Wulff was the first German president ever to speak at the Auschwitz commemoration. He also met camp survivors with Polish President Bronislaw Komorowski.
"Since World War II, across the globe there has not been a single day without war," Wulff said. "This is an appeal to youth to take responsibility for what is happening. Indifference is the worst threat to democracy and liberty."
January 27 marks the day when Soviet troops liberated Auschwitz-Birkenau in 1945. Around 1.5 million people were murdered there, the vast majority of them European Jews.
The anniversary was declared an international day of remembrance for the six million victims of the Holocaust by a 2005 UN General Assembly resolution. Germany has marked the day since 1996.
Roma Holocaust survivor speaks
Official ceremonies took place across Germany. Roma Holocaust survivor Zoni Weisz addressed the country's parliament in Berlin. The speech symbolized an effort by Germany to give more recognition to the non-Jewish victims of the Holocaust.
Weisz, 73, told the Bundestag that Sinti and Roma probably represent the most persecuted ethnic minority in Europe today, and that their genocide during Nazi Germany was a "forgotten Holocaust."
"Society has learned little to nothing from this, but rather it has dodged its responsibility to us," he said. "The vast majority [of Roma] have no opportunity, no work, no education and live without regular medical care."

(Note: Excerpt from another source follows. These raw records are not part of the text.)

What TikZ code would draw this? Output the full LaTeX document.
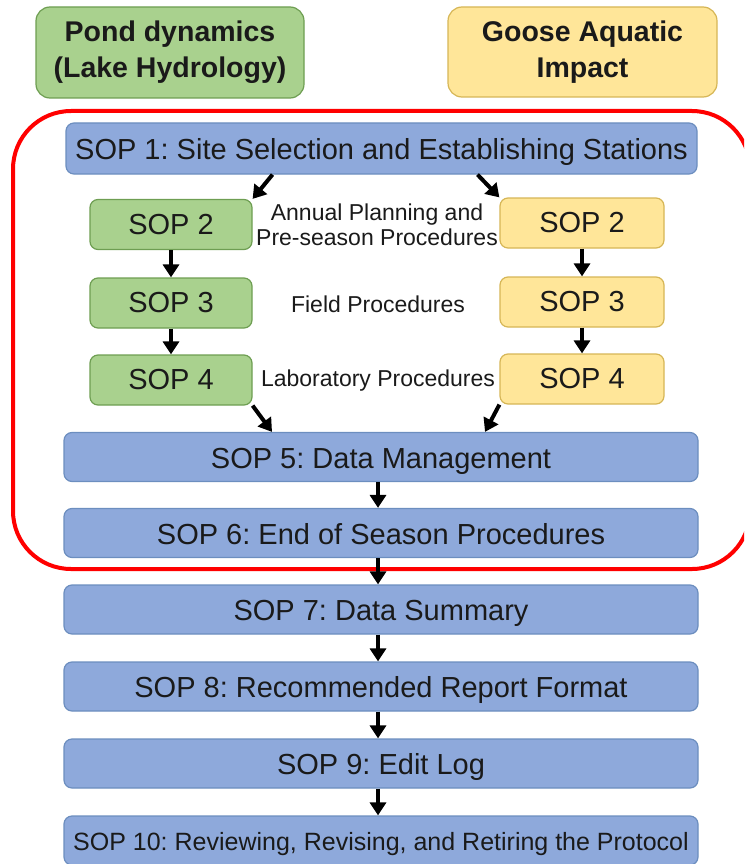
\documentclass[tikz,border=0pt]{standalone}
\usepackage{fontspec}
\setmainfont{Liberation Sans}
\usetikzlibrary{arrows.meta}
\frenchspacing
\definecolor{gfill}{HTML}{A9D18E}
\definecolor{gdraw}{HTML}{6E9E52}
\definecolor{yfill}{HTML}{FFE699}
\definecolor{ydraw}{HTML}{D6B656}
\definecolor{bfill}{HTML}{8EA9DB}
\definecolor{bdraw}{HTML}{6C8EBF}
\definecolor{txt}{HTML}{1A1A1A}
\tikzset{
  base/.style={rounded corners=8pt, line width=1.2pt, inner sep=0pt, align=center, text=txt,
    font=\fontsize{29}{34}\selectfont},
  bluebox/.style={base, fill=bfill, draw=bdraw, minimum width=634pt, minimum height=49pt,
    text height=24pt, text depth=2pt},
  greenbox/.style={base, fill=gfill, draw=gdraw, minimum width=162pt, minimum height=50pt},
  yellowbox/.style={base, fill=yfill, draw=ydraw, minimum width=164pt, minimum height=50pt},
  header/.style={base, rounded corners=14pt, minimum height=91pt, minimum width=268pt,
    font=\bfseries\fontsize{28.5}{36}\selectfont},
  lbl/.style={align=center, text=txt, inner sep=0pt, font=\fontsize{23}{25}\selectfont},
  arr/.style={line width=4pt, -{Triangle[length=13pt,width=16pt]}},
}
\begin{document}
\begin{tikzpicture}[x=1pt,y=-1pt]
\useasboundingbox (0,0) rectangle (744,864);
\clip (0,0) rectangle (744,864);
% headers
\node[header, fill=gfill, draw=gdraw] (hg) at (170,52.5) {Pond dynamics\\(Lake Hydrology)};
\node[header, fill=yfill, draw=ydraw, minimum width=269pt, minimum height=90pt] (hy) at (582.5,52) {Goose Aquatic\\Impact};
% red frame
\draw[red, line width=4pt, rounded corners=58pt] (13,111) rectangle (750,569);
% SOP boxes
\node[bluebox, minimum width=631pt, minimum height=51pt] (s1) at (381.5,148.5) {SOP 1: Site Selection and Establishing Stations};
\node[greenbox] (g2) at (171,224.5) {SOP 2};
\node[greenbox] (g3) at (171,303) {SOP 3};
\node[greenbox] (g4) at (171,380) {SOP 4};
\node[yellowbox] (y2) at (582,223) {SOP 2};
\node[yellowbox] (y3) at (582,302) {SOP 3};
\node[yellowbox] (y4) at (582,379) {SOP 4};
\node[lbl] (l2) at (377,225) {Annual Planning and\\Pre-season Procedures};
\node[lbl] (l3) at (378,304) {Field Procedures};
\node[lbl] (l4) at (378,381) {Laboratory Procedures};
\node[bluebox] (s5) at (381,457) {SOP 5: Data Management};
\node[bluebox] (s6) at (381,533) {SOP 6: End of Season Procedures};
\node[bluebox] (s7) at (381,609.5) {SOP 7: Data Summary};
\node[bluebox] (s8) at (381,686.5) {SOP 8: Recommended Report Format};
\node[bluebox] (s9) at (381,763.5) {SOP 9: Edit Log};
\node[bluebox, font=\fontsize{25}{30}\selectfont, text height=21pt, text depth=2pt] (s10) at (381,840.5) {SOP 10: Reviewing, Revising, and Retiring the Protocol};
% arrows
\draw[arr] ([xshift=-109pt]s1.south) -- (g2.north east);
\draw[arr] ([xshift=96pt]s1.south) -- (y2.north west);
\draw[arr] (g2) -- (g3);
\draw[arr] (g3) -- (g4);
\draw[arr] (y2) -- (y3);
\draw[arr] (y3) -- (y4);
\draw[arr] (g4.south east) -- ([xshift=-109pt]s5.north);
\draw[arr] (y4.south west) -- ([xshift=104pt]s5.north);
\draw[arr] ([xshift=-3pt]s5.south) -- ([xshift=-3pt]s6.north);
\draw[arr] ([xshift=-3pt]s6.south) -- ([xshift=-3pt]s7.north);
\draw[arr] ([xshift=-3pt]s7.south) -- ([xshift=-3pt]s8.north);
\draw[arr] ([xshift=-3pt]s8.south) -- ([xshift=-3pt]s9.north);
\draw[arr] ([xshift=-3pt]s9.south) -- ([xshift=-3pt]s10.north);
\end{tikzpicture}
\end{document}
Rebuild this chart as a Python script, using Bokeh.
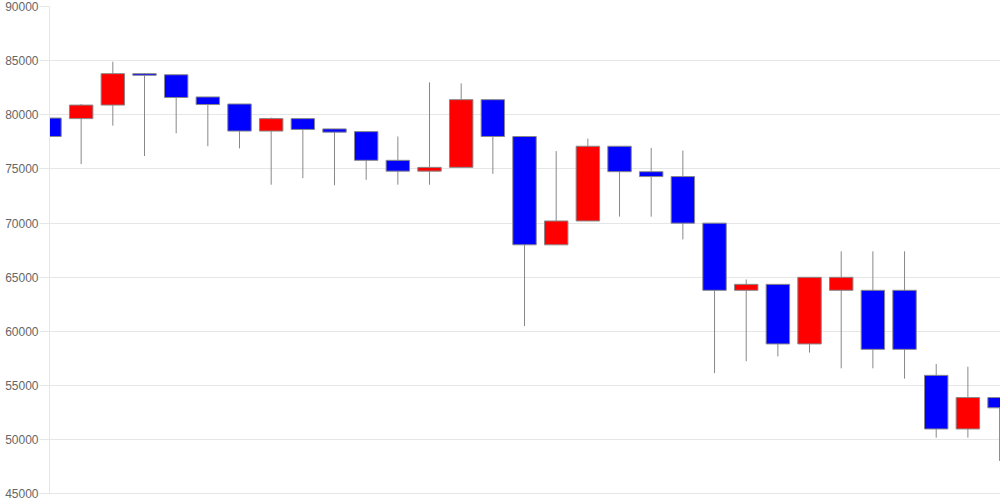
from bokeh.plotting import figure
from bokeh.models import ColumnDataSource, Range1d, FixedTicker, NumeralTickFormatter
from bokeh.embed import file_html
from bokeh.resources import INLINE

# Daily OHLC values
opens = [79700, 79650, 80900, 83800, 83700, 81650, 81000, 78500, 79650, 78700,
         78450, 75800, 74800, 75150, 81400, 78000, 68000, 70200, 77100, 74750,
         74300, 70000, 63800, 64350, 58850, 63800, 63800, 63800, 55950, 51000,
         53900]
highs = [80000, 81000, 84900, 83850, 83700, 81650, 81000, 79750, 79650, 78700,
         78450, 78000, 83000, 82900, 81400, 78000, 76650, 77800, 77100, 76950,
         76700, 70000, 64800, 64350, 65000, 67400, 67400, 67400, 57000, 56750,
         53900]
lows = [75000, 75450, 79000, 76200, 78300, 77100, 76900, 73550, 74150, 73500,
        74000, 73550, 73550, 75150, 74550, 60500, 68000, 70200, 70600, 70600,
        68500, 56150, 57250, 57700, 58050, 56600, 56600, 55650, 50200, 50200,
        48050]
closes = [78000, 80900, 83800, 83650, 81600, 80950, 78500, 79650, 78650, 78400,
          75800, 74800, 75150, 81400, 78000, 68000, 70200, 77100, 74750, 74300,
          70000, 63800, 64350, 58850, 65000, 65000, 58350, 58350, 51000, 53900,
          52950]
y_ticks = [45000, 50000, 55000, 60000, 65000, 70000, 75000, 80000, 85000, 90000]

idx = list(range(len(opens)))
colors = ["#ff0000" if c >= o else "#0000ff" for o, c in zip(opens, closes)]
tops = [max(o, c) for o, c in zip(opens, closes)]
bots = [min(o, c) for o, c in zip(opens, closes)]

src = ColumnDataSource(dict(x=idx, high=highs, low=lows, top=tops, bottom=bots, color=colors))

p = figure(width=1000, height=500, output_backend="svg", toolbar_location=None,
           x_range=Range1d(0, len(opens) - 1 + 0.03), y_range=Range1d(44950, 90000),
           min_border_left=49, min_border_right=0, min_border_top=6, min_border_bottom=6)
p.styles = {"position": "absolute", "top": "0px", "left": "0px"}
p.outline_line_color = None
p.background_fill_color = "white"
p.border_fill_color = "white"

p.xaxis.visible = False
p.xgrid.visible = False
p.ygrid.grid_line_color = "#e6e6e6"
p.ygrid.grid_line_width = 1

p.yaxis.ticker = FixedTicker(ticks=y_ticks)
p.yaxis.formatter = NumeralTickFormatter(format="0")
p.yaxis.axis_line_color = "#e6e6e6"
p.yaxis.major_tick_line_color = "#e6e6e6"
p.yaxis.major_tick_out = 10
p.yaxis.major_tick_in = 0
p.yaxis.minor_tick_line_color = None
p.yaxis.major_label_standoff = 1
p.yaxis.major_label_text_font = "Liberation Sans"
p.yaxis.major_label_text_font_size = "12px"
p.yaxis.major_label_text_color = "#666666"

p.segment(x0="x", y0="high", x1="x", y1="low", source=src, line_color="#888888", line_width=1)
p.vbar(x="x", width=0.74, top="top", bottom="bottom", source=src,
       fill_color="color", line_color="#888888", line_width=1)

open("out.html", "w").write(file_html(p, INLINE))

Historians estimate that between 220,000 and 500,000 Roma and Sinti, otherwise known as gypsies, were killed by the Nazis, out of a total population of around one million in Europe before World War II. They were also systematically persecuted, confined to ghettos, deported and subjected to grotesque medical experiments..
Since then, their population has swelled to around 12 million in Europe. Tens of thousands live in Germany, many of them refugees from Bosnia and Kosovo.
West Germany did not officially recognize the genocide of Roma and Sinti until 1982.
New focus for memorial day
Weisz was born in Holland to an instrument maker and grew up in the eastern town of Zutphen. His family was deported to the east in 1944 when he was 7, but he survived thanks to a policeman who helped him escape.
Weisz lived out the rest of the war in hiding, but his parents, sisters and younger brother were all murdered in Auschwitz. He said he was "surprised and honored" when asked to speak to the Bundestag
"It is the first time that the fate of the Sinti and Roma of Europe has been placed at the center of the commemorations - finally," said the head of the Council of Sinti and Roma in Germany, Romani Rose..
There was also a special commemoration at the eastern German city of Erfurt, where the Topf & Söhne engineering plant, which manufactured crematoria for Nazi death camps, is to be turned into a Holocaust memorial site.
"The factory was not a place were people were murdered or tortured, but it was a place where engineers calculated how dead bodies could be burned as quickly and effectively as possible," said the exhibition's leader, Annegret Schüle.
Later this year, Germany will inaugurate a national memorial to Sinti and Roma murdered by the Nazis.